Joseph “The Hurricane” Lasiri’s resilience has helped him to navigate life both inside and outside the ring.
The WBC Muay Thai World Champion will be back in action against Mongkolpetch Petchyindee Academy at ONE: IMMORTAL TRIUMPH in Ho Chi Minh City, Vietnam next Friday, 6 September, and his inner fortitude will be crucial to his success.
Lasiri believes it is a trait that is built into every fiber of his being, so it will never let him down.
“Nobody showed me how to be resilient, or the importance of resilience. I think resilience and heart are God’s gifts and are innate in me,” he explains.
“There is a quote I remember that says that in life, ‘It ain’t about how hard you hit, it’s about how hard you can get hit and keep moving forward.’ It is a powerful piece of advice for everyone who wants success in life.”
Before his inspirational performances in ONE Super Series, the Milan native had to endure tough times in life, but they never stopped him from following his dreams.
He had to overcome other people’s doubts about his chances for sporting success, and he used them as motivation for his training in “the art of eight limbs.” This was an early testament to his tenacity, though his biggest obstacle came in another form.
When his family suffered financial hardship, Lasiri stepped up to the plate to help. His parents were out of work and struggled to pay their bills, so “The Hurricane” took the huge step to move to London, England – far away from home and with no grasp of the language.
“I moved to London in 2014. I decided to do it mainly to challenge myself and also to help my family in need from there,” he reveals.
“Living and working abroad is not easy at all. You are confronted with many uncomfortable experiences, such as being lonely, isolated and facing language barriers.
“For this reason, this experience was not perfect, but I learned much more to overcome adversity and stand back up every time I failed. Facing your fears is an opportunity to start from scratch and get stronger than before.”
Lasiri worked in a pizza restaurant to pay his way and could speak Italian and some Arabic with his co-workers, but his grasp of English was limited.
While he was in Britain, he wanted to continue to realize his ambitions in martial arts, so he joined the renowned Team Tieu and trained as much as his busy work schedule allowed, and that helped him to communicate with the locals.

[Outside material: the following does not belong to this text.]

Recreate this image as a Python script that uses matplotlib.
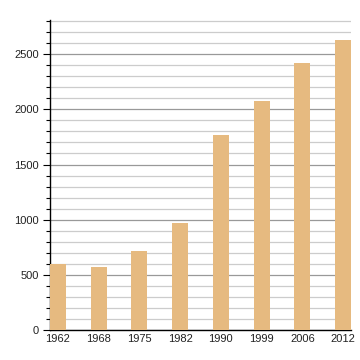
import numpy as np
import matplotlib.pyplot as plt
from matplotlib.ticker import MultipleLocator

plt.rcParams['font.family'] = ['Liberation Sans', 'DejaVu Sans']

# Данные
years = ['1962', '1968', '1975', '1982', '1990', '1999', '2006', '2012']
population = [600, 575, 720, 970, 1770, 2077, 2418, 2627]

fig = plt.figure(figsize=(3.6, 3.6), dpi=100)
ax = fig.add_axes([50 / 360, 30 / 360, 301 / 360, 310 / 360])

x = np.arange(len(years))
ax.bar(x, population, width=0.39, color='#E6BA80', zorder=3)

ax.set_xlim(-0.195, 7.195)
ax.set_ylim(0, 2810)
ax.set_xticks(x)
ax.set_xticklabels(years)

# Сетка
ax.yaxis.set_major_locator(MultipleLocator(500))
ax.yaxis.set_minor_locator(MultipleLocator(100))
ax.grid(True, axis='y', which='major', color='#999999', linewidth=0.9, zorder=0)
ax.grid(True, axis='y', which='minor', color='#cccccc', linewidth=0.9, zorder=0)

for side in ['top', 'right']:
    ax.spines[side].set_visible(False)
ax.spines['left'].set_linewidth(1.0)
ax.spines['bottom'].set_linewidth(1.0)

ax.tick_params(axis='x', length=0, pad=3, labelsize=8, colors='#222222')
ax.tick_params(axis='y', which='major', length=5, width=0.8, labelsize=8, pad=3,
               labelcolor='#222222')
ax.tick_params(axis='y', which='minor', length=3, width=0.8)

fig.savefig('out.png', dpi=100)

He wanted to connect with his training partners, so he worked hard to learn the new language while he gave his all in training. His efforts, along with the unifying qualities of martial arts, meant he soon fit right in with his peers.
“I had to learn English to be able to communicate with clients, but the real motivation for learning English was Muay Thai,” notes “The Hurricane.”
“When I started training in the new gym, I wanted all the other athletes to know me better, so I had to learn the language to be able to express myself.
“It was difficult to enter a new gym and earn the respect of all the other professional fighters that were training there. I had to work hard to get their respect, but when they started to know me better, they accepted me and treated me like a member of their family.
“They gave me a second home far from [home]. I will always be grateful to Team Tieu for giving me a training family during that period.”
Lasiri continued his evolution in the gym, helped his family when they were in need, and strengthened his character under difficult circumstances.
This paid dividends when the 28-year-old returned home and got back in the ring to pursue his martial arts career.
“Facing many difficult situations in life makes you stronger,” asserts Lasiri.
“I am able to accept and adapt to any situation. This doesn’t mean I don’t feel the intensity of the events or problems, it just means I always try to find a good way to deal with it.
“It’s exactly the same in martial arts – what makes you a great fighter is to have the power to face stronger opponents and find a way to put them in difficulty.”
“The Hurricane” has taken the hardest strikes from some of the world’s finest stand-up martial artists, but he showed his formidable ability to shake them off and go back on the offensive.
A few setbacks did not stop him from accepting bouts against the toughest competition in The Home Of Martial Arts, and his persistence paid off when he upset then-undefeated WFKO Karate World Champion Hiroki Akimoto in front of the Japanese athlete’s home crowd at ONE: A NEW ERA in March.
The Italian knows he will have to draw on the same fortitude that took him to victory in that three-round war when he returns against Mongkolpetch at the Phu Tho Indoor Stadium, but that is one thing that has never failed him.
“Resilience is not only important – it’s fundamental,” says Lasiri.
“In martial arts you need resilience to face hard training and tough opponents, and heart to go on even if you are tired and exhausted.
“My next opponent is a strong one. I will enter the ring and will get the work done. In this upcoming bout, I will follow the only direction I know, forward!”